Eduardo Galeano, “Futbolun öyküsü, zevkten zorunluluğa uzanan hüzünlü bir öyküdür.” der. Sanıyoruz ki; Galeano 1998’de değil de 2021’de bu cümleyi sarf etseydi günümüz koşullarında yalnızca futbolun değil tüm spor dallarının öyküsünün zevkten zorunluluğa dönmeye başladığını bize aktarırdı. Sahip olduğu duruluğu her geçen gün daha da bulandırılan bu spor dünyasında; spor sevdalısı bir grup genç bir araya gelip geçmiş, bugün ve gelecek üzerine mutfağımızda bir şeyler pişirmeye çalışmaktayız.

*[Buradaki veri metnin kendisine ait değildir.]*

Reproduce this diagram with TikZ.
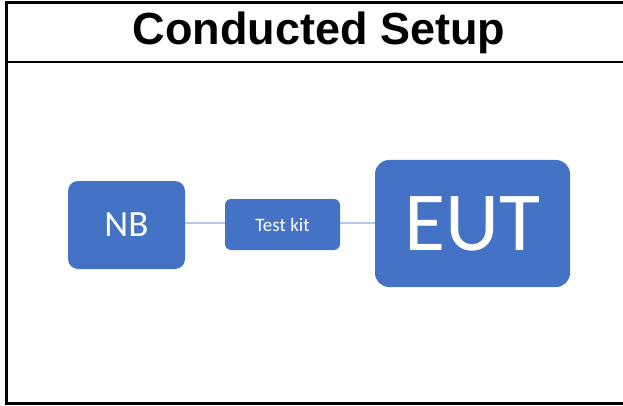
\documentclass[tikz,border=0pt]{standalone}
\usepackage{fontspec}
\setmainfont{Liberation Sans}
\newfontfamily\calib{Carlito}
\definecolor{boxblue}{HTML}{4472C4}
\definecolor{lineblue}{HTML}{B4C7E7}
\begin{document}
\begin{tikzpicture}[x=1pt,y=-1pt,
  frame/.style={line width=2.5pt,black},
  bluebox/.style={fill=boxblue,draw=none,rounded corners=10pt,text=white,inner sep=0pt},
  link/.style={lineblue,line width=1.2pt}]
\useasboundingbox (0,0) rectangle (623,406);
\draw[frame] (623,2.5) -- (6.5,2.5) -- (6.5,403.5) -- (623,403.5);
\draw[frame] (6.5,62) -- (623,62);
\node[font=\bfseries\fontsize{45}{50}\selectfont] (title) at (319,33) {Conducted Setup};
\node[bluebox,minimum width=117pt,minimum height=88pt] (nb) at (126.5,225) {\calib\fontsize{37}{40}\selectfont NB};
\node[bluebox,rounded corners=6pt,minimum width=115pt,minimum height=51pt] (kit) at (282.5,224.5) {\calib\fontsize{19}{22}\selectfont Test kit};
\node[bluebox,rounded corners=14pt,minimum width=195pt,minimum height=127pt] (eut) at (472.5,223.5) {\calib\fontsize{84}{90}\selectfont EUT};
\draw[link] (nb.east |- 0,223) -- (kit.west |- 0,223);
\draw[link] (kit.east |- 0,223) -- (eut.west |- 0,223);
\end{tikzpicture}
\end{document}
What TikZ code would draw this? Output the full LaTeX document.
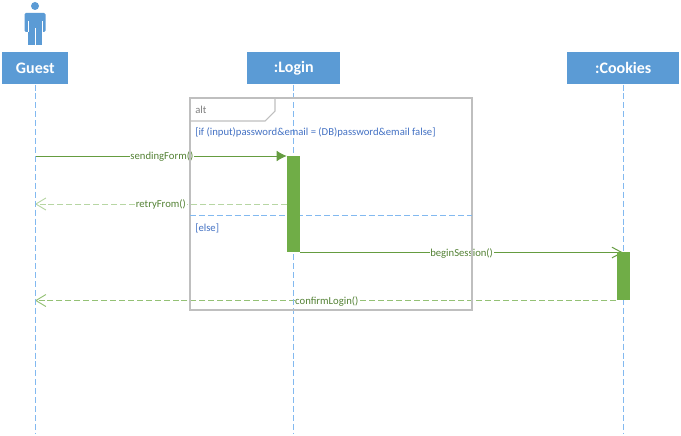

Malumunuz insanlık için yeni ve korkutucu bir deneyim olan Covid-19 pandemisi, bizim özelimizde olumsuz yönlerden sıyrılıp olumlu bakmaya, yüz yüze hiç görüşmediğimiz insanlarla “Zoom” çağında fikir üretmeye ve spor dünyasında karşı çıktığımız kararlar üzerine bahanelerde kaybolmaktansa üretim sürecine girmeye çalıştığımız bir devinime dönüştü. İnsanlar birer “Oblomov”a dönüşürken, zor ama umutlu bir yol için gayret göstererek farklı şehirlerin farklı evlerinden farklı sesler bir araya gelip size duygu, düşünce ve fikir aktarımı için yola çıkmaya hazır.
Güzelliği her geçen gün tartışılsa da hayatının büyük bir bölümünü spora ayıran bu yolcular olarak; duvarlarında poster, dillerinde beste olmuş sporcuları ve onların icra ettikleri sporları üstündeki tozlardan arındırarak sizinle buluşturmanın inancına sahibiz.
Biz, Volante Dergi’de Alberto Manguel’in “Kelimeler Şehri” isimli kitabında dediği gibi; kelimelerin kendi hikayelerini bulacağına dair şüphe taşımıyoruz.
Aylar önce ekilen fikir tohumları bizi buraya getirdi. Geldik, buradayız!